◆ DATA SHOWN
* start *
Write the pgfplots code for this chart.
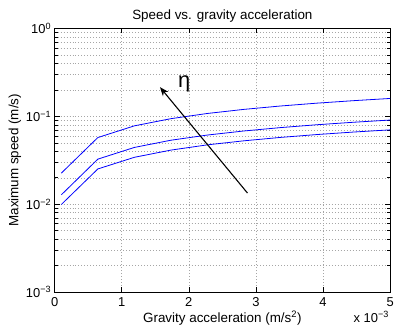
\documentclass[border=0pt]{standalone}
\usepackage{fontspec}
\setmainfont{Liberation Sans}
\usepackage{pgfplots}
\pgfplotsset{compat=1.18}
\usetikzlibrary{arrows.meta}
\begin{document}
\begin{tikzpicture}
\begin{axis}[
  scale only axis,
  width=337.7pt, height=265.3pt,
  ymode=log,
  xmin=0, xmax=5, ymin=0.001, ymax=1,
  xtick={0,1,2,3,4,5},
  xticklabels={0,1,2,3,4,5},
  ytick={0.001,0.01,0.1,1},
  yticklabels={10\textsuperscript{−3},10\textsuperscript{−2},10\textsuperscript{−1},10\textsuperscript{0}},
  tick align=inside,
  tick pos=both,
  major tick length=5pt, minor tick length=3pt,
  minor y tick num=8,
  grid=both,
  xminorgrids=false,
  major grid style={gray!70, line width=0.5pt, dash pattern=on 1pt off 2pt},
  minor grid style={gray!70, line width=0.5pt, dash pattern=on 1pt off 2pt},
  axis line style={line width=1.1pt},
  every tick/.style={black, line width=0.6pt},
  tick label style={font=\fontsize{13}{15}\selectfont},
  xticklabel style={yshift=-2pt},
  title={Speed vs. gravity acceleration},
  xlabel={Gravity acceleration (m/s\textsuperscript{2})},
  ylabel={Maximum speed (m/s)},
  every axis x label/.style={at={(axis description cs:0.5,0)}, yshift=-26pt, anchor=center, font=\fontsize{13.5}{15}\selectfont},
  every axis y label/.style={at={(axis description cs:0,0.5)}, xshift=-40pt, anchor=center, rotate=90, font=\fontsize{13.5}{15}\selectfont},
  every axis title/.style={at={(axis description cs:0.5,1)}, yshift=13pt, anchor=center, font=\fontsize{13.5}{15}\selectfont},
  clip=false,
]
\addplot[blue, line width=0.8pt] coordinates {
 (0.1,0.0226) (0.644,0.0574) (1.189,0.0780) (1.733,0.0941) (2.278,0.1079)
 (2.822,0.1201) (3.367,0.1312) (3.911,0.1414) (4.456,0.1509) (5.0,0.1599)};
\addplot[blue, line width=0.8pt] coordinates {
 (0.1,0.0128) (0.644,0.0326) (1.189,0.0443) (1.733,0.0535) (2.278,0.0613)
 (2.822,0.0682) (3.367,0.0745) (3.911,0.0803) (4.456,0.0857) (5.0,0.0908)};
\addplot[blue, line width=0.8pt] coordinates {
 (0.1,0.00993) (0.644,0.0252) (1.189,0.0342) (1.733,0.0413) (2.278,0.0474)
 (2.822,0.0527) (3.367,0.0576) (3.911,0.0621) (4.456,0.0663) (5.0,0.0702)};
\draw[line width=1.1pt, -{Stealth[length=9pt,width=7pt]}] (axis cs:2.874,0.0134) -- (axis cs:1.57,0.215);
\node[font=\fontsize{22}{22}\selectfont] at (axis cs:1.93,0.235) {η};
\node[font=\fontsize{13}{15}\selectfont] at ([yshift=-25pt]rel axis cs:0.944,0) {x 10\textsuperscript{−3}};
\end{axis}
\useasboundingbox (-55pt,-37pt) rectangle (342pt,294pt);
\end{tikzpicture}
\end{document}
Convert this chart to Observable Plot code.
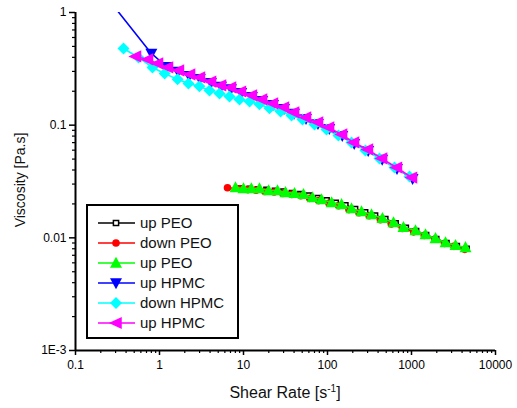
<!DOCTYPE html>
<html><head><meta charset="utf-8">
<script src="https://cdn.jsdelivr.net/npm/d3@7"></script>
<script src="https://cdn.jsdelivr.net/npm/@observablehq/plot@0.6"></script>
<style>body{margin:0;background:#fff} #chart{width:517px;height:408px}</style>
</head><body><div id="chart"></div>
<script>
// ---- data ----
const blackX = [9.2,11.8,14.8,18.7,23.6,29.8,37.5,47.3,60,76.5,98,126,164,214,282,370,490,650,860,1140,1500,1980,2620,3480,4550];
const blackY = [0.0276,0.0273,0.0271,0.0268,0.0262,0.0258,0.0251,0.0245,0.0238,0.0226,0.0216,0.0205,0.0195,0.0181,0.0169,0.0158,0.0147,0.0135,0.0123,0.0115,0.0106,0.0098,0.0090,0.0085,0.0080];
const redX = [6.45,9.0,11.3,14.1,18.0,23.2,29.5,37.6,48.1,61.4,78.4,104,136,180,237,313,426,575,780,1060,1420,1900,2480,3200,4300];
const redY = [0.0278,0.0272,0.0268,0.0265,0.0258,0.0255,0.0248,0.0243,0.0236,0.0224,0.0214,0.0203,0.0193,0.0178,0.0167,0.0157,0.0145,0.0133,0.0121,0.0113,0.0105,0.0097,0.0089,0.0084,0.0079];
const greenX = [8.03,10,12.4,15.5,19.9,25.4,31.6,40.5,51.8,66.3,84.9,112,147,193,254,334,451,611,803,1116,1468,1931,2541,3342,4397];
const greenY = [0.0280,0.0274,0.0274,0.0274,0.0263,0.0263,0.0253,0.0248,0.0243,0.0228,0.0219,0.0206,0.0198,0.0182,0.0171,0.0161,0.0149,0.0137,0.0124,0.0116,0.0107,0.00988,0.00910,0.00857,0.00822];
const blueX = [0.275,0.80,1.22,1.66,2.25,3.02,4.1,5.4,7.1,9.4,12.6,16.7,22.5,30.4,40,55.5,77,105,150,208,305,448,672,1030];
const blueY = [1.18,0.433,0.330,0.300,0.275,0.259,0.238,0.220,0.210,0.194,0.179,0.165,0.152,0.140,0.127,0.114,0.103,0.0930,0.0806,0.0685,0.0594,0.0495,0.0410,0.0335];
const cyanX = [0.373,0.562,0.826,1.15,1.64,2.21,2.99,3.94,5.18,6.81,8.96,11.8,15.5,20.4,27.6,37.3,50.4,70,97.3,135,193,283,416,628,946];
const cyanY = [0.479,0.399,0.325,0.288,0.255,0.234,0.221,0.203,0.191,0.180,0.169,0.162,0.153,0.141,0.132,0.122,0.112,0.1014,0.0916,0.0811,0.0703,0.0596,0.0507,0.0421,0.0351];
const magentaX = [0.518,0.72,0.946,1.245,1.68,2.28,2.99,4.05,5.32,7.0,9.2,12.4,16.4,22.1,29.9,39.4,54.7,76,103,147,204,299,440,662,1000];
const magentaY = [0.407,0.383,0.353,0.325,0.306,0.282,0.265,0.244,0.225,0.216,0.199,0.184,0.169,0.156,0.144,0.130,0.117,0.106,0.0955,0.0827,0.0703,0.0609,0.0507,0.0421,0.0343];

const seriesNames = ["up PEO","down PEO","up PEO","up HPMC","down HPMC","up HPMC"];
const xTicks = [0.1,1,10,100,1000,10000];
const xTickLabels = ["0.1","1","10","100","1000","10000"];
const yTicks = [0.001,0.01,0.1,1];
const yTickLabels = ["1E-3","0.01","0.1","1"];

// ---- symbols ----
const rr = s => Math.sqrt(s / Math.PI);
const symSquare = {draw(c, s){const r = rr(s); c.moveTo(-r,-r); c.lineTo(r,-r); c.lineTo(r,r); c.lineTo(-r,r); c.closePath();}};
const symCircle = {draw(c, s){const r = rr(s); c.moveTo(r,0); c.arc(0,0,r,0,2*Math.PI);}};
const symTriUp = {draw(c, s){const r = rr(s); c.moveTo(0,-r); c.lineTo(0.95*r,0.75*r); c.lineTo(-0.95*r,0.75*r); c.closePath();}};
const symTriDown = {draw(c, s){const r = rr(s); c.moveTo(0,r); c.lineTo(0.95*r,-0.75*r); c.lineTo(-0.95*r,-0.75*r); c.closePath();}};
const symDiamond = {draw(c, s){const r = rr(s); c.moveTo(0,-r); c.lineTo(r,0); c.lineTo(0,r); c.lineTo(-r,0); c.closePath();}};
const symTriLeft = {draw(c, s){const r = rr(s); c.moveTo(-r,0); c.lineTo(0.8*r,-0.85*r); c.lineTo(0.8*r,0.85*r); c.closePath();}};

const series = [
  {name: seriesNames[0], color: "#000000", xs: blackX, ys: blackY, symbol: symSquare, r: 2.4, fill: "#ffffff", stroke: "#000000", sw: 1.5, lr: 2.6},
  {name: seriesNames[1], color: "#ff0000", xs: redX, ys: redY, symbol: symCircle, r: 3.8, fill: "#ff0000", stroke: "none", sw: 0, lr: 3.8},
  {name: seriesNames[2], color: "#00ff00", xs: greenX, ys: greenY, symbol: symTriUp, r: 6.3, fill: "#00ff00", stroke: "none", sw: 0, lr: 6.3},
  {name: seriesNames[3], color: "#0000ff", xs: blueX, ys: blueY, symbol: symTriDown, r: 6.3, fill: "#0000ff", stroke: "none", sw: 0, lr: 6.3},
  {name: seriesNames[4], color: "#00ffff", xs: cyanX, ys: cyanY, symbol: symDiamond, r: 6.0, fill: "#00ffff", stroke: "none", sw: 0, lr: 6.0},
  {name: seriesNames[5], color: "#ff00ff", xs: magentaX, ys: magentaY, symbol: symTriLeft, r: 7.2, fill: "#ff00ff", stroke: "none", sw: 0, lr: 7.2}
];

const minor = (lo, hi) => { const out = []; for (let d = lo; d < hi; d *= 10) for (let k = 2; k <= 9; k++) out.push(d * k); return out; };
const xMinor = minor(0.1, 10000);
const yMinor = minor(0.001, 1);

const marks = [];
for (const s of series) {
  const data = s.xs.map((x, i) => ({x, y: s.ys[i]}));
  marks.push(Plot.line(data, {x: "x", y: "y", stroke: s.color, strokeWidth: 1.6, clip: true}));
  marks.push(Plot.dot(data, {x: "x", y: "y", symbol: s.symbol, r: s.r, fill: s.fill, stroke: s.stroke, strokeWidth: s.sw, clip: true}));
}

const fmtX = d => xTickLabels[xTicks.indexOf(d)];
const fmtY = d => yTickLabels[yTicks.indexOf(d)];

const chart = Plot.plot({
  width: 517, height: 408,
  marginLeft: 75, marginRight: 22, marginTop: 12, marginBottom: 58,
  style: {fontFamily: "'Liberation Sans', Arial, sans-serif", color: "#000", background: "#fff"},
  x: {type: "log", domain: [0.1, 10000], label: null},
  y: {type: "log", domain: [0.001, 1], label: null},
  marks: [
    ...marks,
    Plot.axisX(xMinor, {tickSize: 3, tickFormat: () => "", label: null, strokeWidth: 1.2}),
    Plot.axisX(xTicks, {tickSize: 5, tickFormat: fmtX, label: null, fontSize: 12, tickPadding: 5, strokeWidth: 1.5}),
    Plot.axisY(yMinor, {tickSize: 3, tickFormat: () => "", label: null, strokeWidth: 1.2}),
    Plot.axisY(yTicks, {tickSize: 6, tickFormat: fmtY, label: null, fontSize: 12, tickPadding: 3, strokeWidth: 1.5}),
    Plot.ruleX([0.1], {y1: 0.001, y2: 1, stroke: "#000", strokeWidth: 2}),
    Plot.ruleY([0.001], {x1: 0.1, x2: 10000, stroke: "#000", strokeWidth: 2})
  ]
});
document.getElementById("chart").appendChild(chart);

// ---- axis titles and legend ----
const FONT = "'Liberation Sans', Arial, sans-serif";
const svg = d3.select(chart);
const xl = svg.append("text").attr("x", 285).attr("y", 398).attr("text-anchor", "middle")
  .attr("font-size", 16).attr("fill", "#111").attr("font-family", FONT);
xl.append("tspan").text("Shear Rate [s");
xl.append("tspan").attr("dy", -6).attr("font-size", 10).text("-1");
xl.append("tspan").attr("dy", 6).text("]");
svg.append("text").attr("transform", "translate(25,180) rotate(-90)").attr("text-anchor", "middle")
  .attr("font-size", 14).attr("fill", "#111").attr("font-family", FONT)
  .text("Viscosity [Pa.s]");

const lg = svg.append("g").attr("font-family", FONT).attr("text-anchor", "start");
lg.append("rect").attr("x", 87).attr("y", 205).attr("width", 151).attr("height", 133)
  .attr("fill", "#fff").attr("stroke", "#000").attr("stroke-width", 2);
series.forEach((s, i) => {
  const y = 223 + i * 20;
  lg.append("line").attr("x1", 98).attr("x2", 135).attr("y1", y).attr("y2", y).attr("stroke", s.color).attr("stroke-width", 1.6);
  lg.append("path").attr("d", d3.symbol(s.symbol, Math.PI * s.lr * s.lr)())
    .attr("transform", `translate(116,${y})`).attr("fill", s.fill).attr("stroke", s.stroke).attr("stroke-width", s.sw);
  lg.append("text").attr("x", 140).attr("y", y).attr("dy", "0.35em").attr("text-anchor", "start")
    .attr("font-size", 15).attr("fill", "#111").text(s.name);
});
</script>
</body></html>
* end *
◆ WHAT THE EXERCISE ASKS
Read the entries and show each line that mentions "this".

◆ THE COMPLETED TASK
Write the pgfplots code for this chart.
Convert this chart to Observable Plot code.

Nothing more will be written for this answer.